The NZ-India clash at the WTC final is scheduled to be held in Southampton from June 18-22.
The qualification process for the World Test Championship final is still a bit of enigma for Trent Boult but the New Zealand pace spearhead is confident that his team is capable of creating history when it clashes with India for the inaugural title.
The WTC final is scheduled to be held in Southampton from June 18-22.
"The way the group has travelled and performed around New Zealand and the world, the boys are in a great place to hopefully create a bit of history," Boult told reporters at the Bay Oval.
"Everything is feeling good with what lies ahead, a big stage for the World Test Championship final, and hopefully I can get over there and be part of that second Test (against England) as well," he added.
"I’ve taken a while to understand the process with qualifying, how everything works with the points, still think no one knows how that actually works, but to get into that final the excitement is ramping up now," Boult said.
Talking about the Dukes ball, which will be used for the WTC final, the 31-year-old said: "I haven’t had too much experience with it, played a handful of Tests over in England. It reacts a lot differently, then you have to weigh in all these different venues." "I’m sure the boys are very excited to get it in their hands and see it move around. Hopefully we can entertain you a little bit over the next wee while." Ahead of the WTC final, New Zealand take on hosts England for a two-match red-ball series.
Boult, who has snared 281 wickets in 71 Test, will be unavailable for the first Test as he has opted to spend time with his family after the suspension of the IPL mid-season.
However, the seamer, who will leave for the UK on Thursday, is hoping to be a part of the second fixture.
"Once I step foot in the UK, get that chance to smell the English fresh air and see the ball move around a little bit I’ll definitely be excited," he added.
The left-arm seamer, who plays for the Mumbai Indians in the Indian Premier League, is also optimistic about turning up for the second half of the currently-suspended T20 League in the UAE.
Last week, the BCCI approved the IPL’s resumption in September in the UAE. The league was suspended last month after multiple cases of COVID-19 were reported inside the bio-bubble.
"Looks like it’s moving forward to the UAE where it ran very nicely last year. So if I get the chance I’ll be looking forward to finishing that campaign off nicely," Boult said.
"Things escalated pretty quickly over there. I was very grateful to get that opportunity in the IPL to play on that stage," he added.

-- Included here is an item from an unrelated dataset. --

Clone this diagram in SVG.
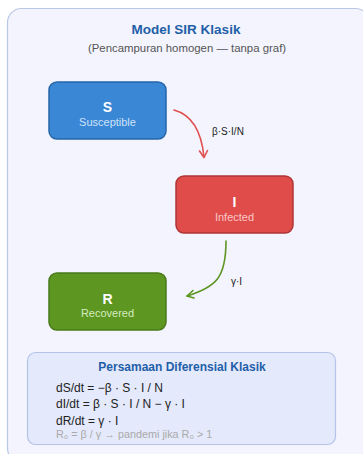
<svg xmlns="http://www.w3.org/2000/svg" width="363" height="454" viewBox="0 0 363 454">
<style>
text{font-family:"Liberation Sans",Arial,sans-serif}
.box{stroke-width:1.5}
.lbl{font-size:14px;font-weight:bold;fill:#fff;text-anchor:middle}
.sub{font-size:11px;text-anchor:middle}
.eq{font-size:12px;fill:#222}
.edge{fill:none;stroke-width:1.6;stroke-linecap:round;stroke-linejoin:round}
.elbl{font-size:10px;fill:#222}
</style>
<rect x="7.5" y="8.5" width="362" height="454" rx="14" fill="#f3f4fd" stroke="#b9c7e6" stroke-width="1.2"/>
<text x="186" y="34" text-anchor="middle" font-size="13.5" font-weight="bold" fill="#1f5fa8">Model SIR Klasik</text>
<text x="187" y="52" text-anchor="middle" font-size="11.4" fill="#555">(Pencampuran homogen — tanpa graf)</text>
<g id="edges">
<g id="e-si">
<path class="edge" stroke="#e05050" d="M174,110 Q200,117 204,157"/>
<path class="edge" stroke="#e05050" d="M199.5,151 L204,157.5 L207.5,150.5"/>
<text class="elbl" x="212" y="135">β·S·I/N</text>
</g>
<g id="e-ir">
<path class="edge" stroke="#5d9621" d="M226,241 C226,278 216,287 187,296"/>
<path class="edge" stroke="#5d9621" d="M193,290.5 L187,296 L194,298"/>
<text class="elbl" x="231" y="285">γ·I</text>
</g>
</g>
<g id="S">
<rect class="box" x="49" y="82" width="117" height="57" rx="8" fill="#3a87d6" stroke="#2566a9"/>
<text class="lbl" x="107.5" y="112">S</text>
<text class="sub" x="107.5" y="126" fill="#cfe3f8">Susceptible</text>
</g>
<g id="I">
<rect class="box" x="176" y="176" width="117" height="57" rx="8" fill="#e04c4a" stroke="#b03636"/>
<text class="lbl" x="234.5" y="207">I</text>
<text class="sub" x="234.5" y="221" fill="#f8c9c8">Infected</text>
</g>
<g id="R">
<rect class="box" x="49" y="273" width="117" height="57" rx="8" fill="#5d9621" stroke="#4a7a1a"/>
<text class="lbl" x="107.5" y="304">R</text>
<text class="sub" x="107.5" y="317" fill="#d6ecc0">Recovered</text>
</g>
<g id="eqbox">
<rect x="27.5" y="352.5" width="308" height="92" rx="8" fill="#e4e9fb" stroke="#b4c4e8" stroke-width="1.2"/>
<text x="182" y="371" text-anchor="middle" font-size="12" font-weight="bold" fill="#1f5fa8">Persamaan Diferensial Klasik</text>
<text class="eq" x="56" y="392">dS/dt = −β · S · I / N</text>
<text class="eq" x="56" y="408">dI/dt = β · S · I / N − γ · I</text>
<text class="eq" x="56" y="425">dR/dt = γ · I</text>
<text x="56" y="438" font-size="10.8" fill="#aaa">R₀ = β / γ → pandemi jika R₀ &gt; 1</text>
</g>
</svg>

New Zealand wicket-keeper batsman Tim Seifert was one of the players to contract COVID-19 during the IPL. "What happened to Tim was really unfortunate. They guy was feeling very upset. You can imagine it would be quite an isolating feeling being there not really knowing how you’ll get home and when. It’s the risk of taking on this job." "I’ve loved India with the culture and fans over there, but it was a different gravy this time. It was very quiet around the streets compared to that usual hum of going into the stadiums with the fans. It was definitely different," Boult said.